▶ Written problem: Reproduce exactly the opening lines of the listing, stopping after the line that contains "var labelStep = 8;" and including it.

▶ Source data:
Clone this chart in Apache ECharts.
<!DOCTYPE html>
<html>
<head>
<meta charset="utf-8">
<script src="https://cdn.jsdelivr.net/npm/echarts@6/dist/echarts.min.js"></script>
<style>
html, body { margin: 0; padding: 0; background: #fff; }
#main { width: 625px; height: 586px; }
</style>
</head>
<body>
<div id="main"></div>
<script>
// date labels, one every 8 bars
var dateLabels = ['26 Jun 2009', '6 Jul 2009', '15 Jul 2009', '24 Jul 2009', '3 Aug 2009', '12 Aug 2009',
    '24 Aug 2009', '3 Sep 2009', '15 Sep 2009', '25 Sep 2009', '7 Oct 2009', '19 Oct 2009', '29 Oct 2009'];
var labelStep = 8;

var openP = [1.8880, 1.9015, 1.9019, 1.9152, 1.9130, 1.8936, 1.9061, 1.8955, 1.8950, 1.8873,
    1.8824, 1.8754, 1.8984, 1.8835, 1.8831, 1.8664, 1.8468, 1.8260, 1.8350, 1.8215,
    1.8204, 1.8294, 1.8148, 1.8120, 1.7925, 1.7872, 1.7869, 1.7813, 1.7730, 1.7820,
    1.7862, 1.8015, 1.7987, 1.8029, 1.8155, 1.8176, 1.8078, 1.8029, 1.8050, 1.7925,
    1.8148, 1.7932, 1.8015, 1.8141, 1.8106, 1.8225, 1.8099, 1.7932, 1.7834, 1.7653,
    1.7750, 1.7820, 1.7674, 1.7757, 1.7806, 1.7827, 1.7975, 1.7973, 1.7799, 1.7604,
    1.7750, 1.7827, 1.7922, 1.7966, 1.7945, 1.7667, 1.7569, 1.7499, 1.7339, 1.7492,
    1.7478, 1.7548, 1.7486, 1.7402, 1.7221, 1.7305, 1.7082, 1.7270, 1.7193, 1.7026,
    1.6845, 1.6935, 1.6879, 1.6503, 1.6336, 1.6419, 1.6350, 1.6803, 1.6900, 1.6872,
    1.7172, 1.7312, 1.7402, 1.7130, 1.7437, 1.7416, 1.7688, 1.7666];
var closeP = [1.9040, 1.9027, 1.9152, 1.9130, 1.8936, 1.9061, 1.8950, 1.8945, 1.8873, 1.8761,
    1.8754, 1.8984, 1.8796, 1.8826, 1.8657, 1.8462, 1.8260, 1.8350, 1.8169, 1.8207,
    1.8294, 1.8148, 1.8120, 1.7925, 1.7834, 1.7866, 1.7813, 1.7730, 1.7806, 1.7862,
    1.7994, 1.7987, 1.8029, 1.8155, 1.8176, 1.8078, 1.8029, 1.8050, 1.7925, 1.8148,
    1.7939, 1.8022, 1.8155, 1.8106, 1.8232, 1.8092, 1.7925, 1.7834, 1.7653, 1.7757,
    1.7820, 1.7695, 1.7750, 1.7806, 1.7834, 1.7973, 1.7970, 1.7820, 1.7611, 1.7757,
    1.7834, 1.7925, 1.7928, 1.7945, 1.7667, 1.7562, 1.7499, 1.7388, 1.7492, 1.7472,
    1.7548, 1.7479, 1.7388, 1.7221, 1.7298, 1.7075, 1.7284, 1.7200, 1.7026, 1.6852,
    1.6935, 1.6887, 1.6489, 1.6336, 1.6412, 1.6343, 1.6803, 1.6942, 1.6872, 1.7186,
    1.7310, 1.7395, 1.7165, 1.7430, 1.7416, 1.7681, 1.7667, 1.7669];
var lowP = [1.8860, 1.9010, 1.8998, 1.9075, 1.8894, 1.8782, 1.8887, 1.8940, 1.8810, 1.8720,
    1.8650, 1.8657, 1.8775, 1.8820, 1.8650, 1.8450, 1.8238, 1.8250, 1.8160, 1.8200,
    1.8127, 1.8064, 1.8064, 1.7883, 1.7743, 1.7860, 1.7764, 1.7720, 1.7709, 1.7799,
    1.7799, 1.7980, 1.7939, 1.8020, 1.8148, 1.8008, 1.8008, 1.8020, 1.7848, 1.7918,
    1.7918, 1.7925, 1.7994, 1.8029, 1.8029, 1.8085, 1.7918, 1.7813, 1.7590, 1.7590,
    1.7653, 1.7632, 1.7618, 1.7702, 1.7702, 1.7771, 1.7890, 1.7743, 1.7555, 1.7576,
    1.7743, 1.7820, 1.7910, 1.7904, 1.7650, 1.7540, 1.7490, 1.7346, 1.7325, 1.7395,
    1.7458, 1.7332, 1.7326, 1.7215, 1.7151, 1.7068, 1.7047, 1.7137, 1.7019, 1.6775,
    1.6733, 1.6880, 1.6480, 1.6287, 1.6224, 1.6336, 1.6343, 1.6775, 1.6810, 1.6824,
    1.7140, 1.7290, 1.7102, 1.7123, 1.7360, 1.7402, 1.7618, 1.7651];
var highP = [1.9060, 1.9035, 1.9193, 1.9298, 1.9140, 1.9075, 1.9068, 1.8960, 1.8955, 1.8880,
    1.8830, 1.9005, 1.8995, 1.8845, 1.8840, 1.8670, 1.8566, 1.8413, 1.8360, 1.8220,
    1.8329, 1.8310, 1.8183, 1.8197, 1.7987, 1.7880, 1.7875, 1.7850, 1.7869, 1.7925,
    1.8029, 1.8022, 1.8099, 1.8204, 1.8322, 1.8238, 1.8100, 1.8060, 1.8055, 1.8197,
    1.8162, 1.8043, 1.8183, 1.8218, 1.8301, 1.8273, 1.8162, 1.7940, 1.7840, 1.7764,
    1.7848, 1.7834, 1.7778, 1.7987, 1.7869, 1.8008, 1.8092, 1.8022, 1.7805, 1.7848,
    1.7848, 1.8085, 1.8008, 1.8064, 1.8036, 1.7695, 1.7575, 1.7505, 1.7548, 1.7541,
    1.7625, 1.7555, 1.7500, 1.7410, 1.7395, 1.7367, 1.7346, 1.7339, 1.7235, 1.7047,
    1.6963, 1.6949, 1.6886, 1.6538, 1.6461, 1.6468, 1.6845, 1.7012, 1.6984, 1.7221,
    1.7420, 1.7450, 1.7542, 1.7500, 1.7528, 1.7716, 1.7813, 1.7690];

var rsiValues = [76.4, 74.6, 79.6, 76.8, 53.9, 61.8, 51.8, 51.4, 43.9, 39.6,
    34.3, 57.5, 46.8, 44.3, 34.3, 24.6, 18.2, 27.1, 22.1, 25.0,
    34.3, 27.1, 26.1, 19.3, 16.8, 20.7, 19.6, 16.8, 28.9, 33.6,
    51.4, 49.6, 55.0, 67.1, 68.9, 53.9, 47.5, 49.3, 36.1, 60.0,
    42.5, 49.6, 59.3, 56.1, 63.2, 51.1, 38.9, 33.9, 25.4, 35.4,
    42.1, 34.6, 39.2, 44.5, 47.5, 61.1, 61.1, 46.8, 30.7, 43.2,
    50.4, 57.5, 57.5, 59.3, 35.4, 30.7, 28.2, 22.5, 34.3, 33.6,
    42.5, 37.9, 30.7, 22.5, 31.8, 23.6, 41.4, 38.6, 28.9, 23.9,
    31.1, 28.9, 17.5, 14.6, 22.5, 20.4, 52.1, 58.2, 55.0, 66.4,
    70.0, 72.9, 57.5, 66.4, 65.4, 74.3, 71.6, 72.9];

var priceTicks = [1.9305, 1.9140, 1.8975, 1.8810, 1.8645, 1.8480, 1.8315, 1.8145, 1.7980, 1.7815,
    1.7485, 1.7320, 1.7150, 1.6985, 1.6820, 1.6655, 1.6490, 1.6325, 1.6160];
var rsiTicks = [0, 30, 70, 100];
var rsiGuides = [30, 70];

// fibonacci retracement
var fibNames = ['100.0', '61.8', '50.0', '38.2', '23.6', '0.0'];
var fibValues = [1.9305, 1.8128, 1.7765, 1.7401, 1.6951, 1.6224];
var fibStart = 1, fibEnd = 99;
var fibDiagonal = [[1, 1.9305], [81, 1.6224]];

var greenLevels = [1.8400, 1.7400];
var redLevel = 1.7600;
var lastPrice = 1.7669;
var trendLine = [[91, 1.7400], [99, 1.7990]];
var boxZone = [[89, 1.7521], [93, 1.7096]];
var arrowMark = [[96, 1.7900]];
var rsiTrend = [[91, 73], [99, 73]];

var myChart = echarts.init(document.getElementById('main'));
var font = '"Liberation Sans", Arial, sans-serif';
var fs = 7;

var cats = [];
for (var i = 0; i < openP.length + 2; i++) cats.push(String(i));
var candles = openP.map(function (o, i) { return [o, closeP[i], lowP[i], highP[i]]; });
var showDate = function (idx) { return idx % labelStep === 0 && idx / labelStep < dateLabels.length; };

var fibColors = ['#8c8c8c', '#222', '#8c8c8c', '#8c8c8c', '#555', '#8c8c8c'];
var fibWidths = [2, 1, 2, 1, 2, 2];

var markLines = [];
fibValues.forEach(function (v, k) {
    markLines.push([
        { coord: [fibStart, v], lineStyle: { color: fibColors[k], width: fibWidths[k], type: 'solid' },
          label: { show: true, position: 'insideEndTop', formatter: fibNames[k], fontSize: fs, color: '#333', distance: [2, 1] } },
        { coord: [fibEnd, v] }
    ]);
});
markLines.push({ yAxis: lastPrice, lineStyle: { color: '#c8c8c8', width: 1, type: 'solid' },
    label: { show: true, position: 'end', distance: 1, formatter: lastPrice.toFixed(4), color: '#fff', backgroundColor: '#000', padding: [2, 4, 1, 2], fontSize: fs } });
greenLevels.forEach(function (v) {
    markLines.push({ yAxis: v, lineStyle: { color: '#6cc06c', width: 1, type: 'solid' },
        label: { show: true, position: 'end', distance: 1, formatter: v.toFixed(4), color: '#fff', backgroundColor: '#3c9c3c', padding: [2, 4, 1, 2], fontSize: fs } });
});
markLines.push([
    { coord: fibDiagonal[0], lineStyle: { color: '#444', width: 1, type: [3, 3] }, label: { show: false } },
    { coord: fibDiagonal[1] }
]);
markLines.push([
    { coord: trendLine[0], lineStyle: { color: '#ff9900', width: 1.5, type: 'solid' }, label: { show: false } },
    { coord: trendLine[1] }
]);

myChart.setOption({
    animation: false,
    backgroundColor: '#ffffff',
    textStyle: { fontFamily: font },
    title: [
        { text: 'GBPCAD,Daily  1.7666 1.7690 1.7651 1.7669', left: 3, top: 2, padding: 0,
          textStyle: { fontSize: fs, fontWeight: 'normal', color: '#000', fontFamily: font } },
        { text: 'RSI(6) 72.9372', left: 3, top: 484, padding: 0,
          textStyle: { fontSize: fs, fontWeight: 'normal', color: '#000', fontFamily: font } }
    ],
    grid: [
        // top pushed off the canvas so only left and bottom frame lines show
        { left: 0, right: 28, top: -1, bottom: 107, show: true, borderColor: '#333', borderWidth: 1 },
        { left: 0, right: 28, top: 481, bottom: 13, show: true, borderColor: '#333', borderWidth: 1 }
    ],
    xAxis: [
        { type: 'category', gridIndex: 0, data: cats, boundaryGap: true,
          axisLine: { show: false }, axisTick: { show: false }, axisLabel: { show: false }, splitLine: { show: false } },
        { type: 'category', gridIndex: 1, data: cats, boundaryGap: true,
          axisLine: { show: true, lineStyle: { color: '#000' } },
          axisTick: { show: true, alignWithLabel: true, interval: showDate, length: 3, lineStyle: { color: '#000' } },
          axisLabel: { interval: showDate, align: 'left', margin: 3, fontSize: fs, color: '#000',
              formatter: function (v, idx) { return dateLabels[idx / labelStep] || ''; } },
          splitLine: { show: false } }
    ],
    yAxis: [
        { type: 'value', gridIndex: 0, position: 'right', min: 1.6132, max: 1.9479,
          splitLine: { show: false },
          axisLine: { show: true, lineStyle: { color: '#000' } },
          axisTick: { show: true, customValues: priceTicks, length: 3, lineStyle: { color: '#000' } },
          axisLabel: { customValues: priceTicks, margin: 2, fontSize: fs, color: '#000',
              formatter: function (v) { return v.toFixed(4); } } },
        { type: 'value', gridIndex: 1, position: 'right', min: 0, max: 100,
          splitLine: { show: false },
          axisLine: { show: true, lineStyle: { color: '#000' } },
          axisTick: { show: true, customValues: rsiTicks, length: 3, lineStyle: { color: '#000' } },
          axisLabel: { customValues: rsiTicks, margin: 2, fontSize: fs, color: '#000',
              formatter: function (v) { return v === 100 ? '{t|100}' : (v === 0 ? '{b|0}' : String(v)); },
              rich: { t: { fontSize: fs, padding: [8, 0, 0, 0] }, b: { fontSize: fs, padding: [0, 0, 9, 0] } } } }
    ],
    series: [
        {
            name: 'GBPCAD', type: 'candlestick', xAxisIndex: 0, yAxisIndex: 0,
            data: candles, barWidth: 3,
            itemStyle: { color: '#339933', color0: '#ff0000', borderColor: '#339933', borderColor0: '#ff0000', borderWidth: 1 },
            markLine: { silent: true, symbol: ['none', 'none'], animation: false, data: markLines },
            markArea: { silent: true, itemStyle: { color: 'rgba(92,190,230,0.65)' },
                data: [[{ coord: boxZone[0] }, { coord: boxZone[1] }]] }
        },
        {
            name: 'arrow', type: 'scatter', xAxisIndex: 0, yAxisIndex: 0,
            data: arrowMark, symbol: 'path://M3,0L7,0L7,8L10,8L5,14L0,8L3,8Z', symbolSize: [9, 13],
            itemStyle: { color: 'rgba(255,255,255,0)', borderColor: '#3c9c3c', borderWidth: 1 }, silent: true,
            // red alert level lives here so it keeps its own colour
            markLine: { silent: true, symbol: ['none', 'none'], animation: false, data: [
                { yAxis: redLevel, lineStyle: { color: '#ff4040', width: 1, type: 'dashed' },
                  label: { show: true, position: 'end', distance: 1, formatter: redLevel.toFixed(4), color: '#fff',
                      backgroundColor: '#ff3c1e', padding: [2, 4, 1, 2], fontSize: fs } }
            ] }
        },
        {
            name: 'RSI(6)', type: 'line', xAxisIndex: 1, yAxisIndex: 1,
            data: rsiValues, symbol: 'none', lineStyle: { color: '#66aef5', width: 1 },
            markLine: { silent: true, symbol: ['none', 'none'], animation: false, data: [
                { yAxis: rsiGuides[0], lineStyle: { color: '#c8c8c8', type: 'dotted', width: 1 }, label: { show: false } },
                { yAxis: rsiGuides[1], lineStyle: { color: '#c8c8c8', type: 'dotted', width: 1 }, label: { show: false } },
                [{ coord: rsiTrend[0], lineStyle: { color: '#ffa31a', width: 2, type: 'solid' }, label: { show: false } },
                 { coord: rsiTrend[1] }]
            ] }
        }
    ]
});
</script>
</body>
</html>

▶ Exercise output:
Clone this chart in Apache ECharts.
<!DOCTYPE html>
<html>
<head>
<meta charset="utf-8">
<script src="https://cdn.jsdelivr.net/npm/echarts@6/dist/echarts.min.js"></script>
<style>
html, body { margin: 0; padding: 0; background: #fff; }
#main { width: 625px; height: 586px; }
</style>
</head>
<body>
<div id="main"></div>
<script>
// date labels, one every 8 bars
var dateLabels = ['26 Jun 2009', '6 Jul 2009', '15 Jul 2009', '24 Jul 2009', '3 Aug 2009', '12 Aug 2009',
    '24 Aug 2009', '3 Sep 2009', '15 Sep 2009', '25 Sep 2009', '7 Oct 2009', '19 Oct 2009', '29 Oct 2009'];
var labelStep = 8;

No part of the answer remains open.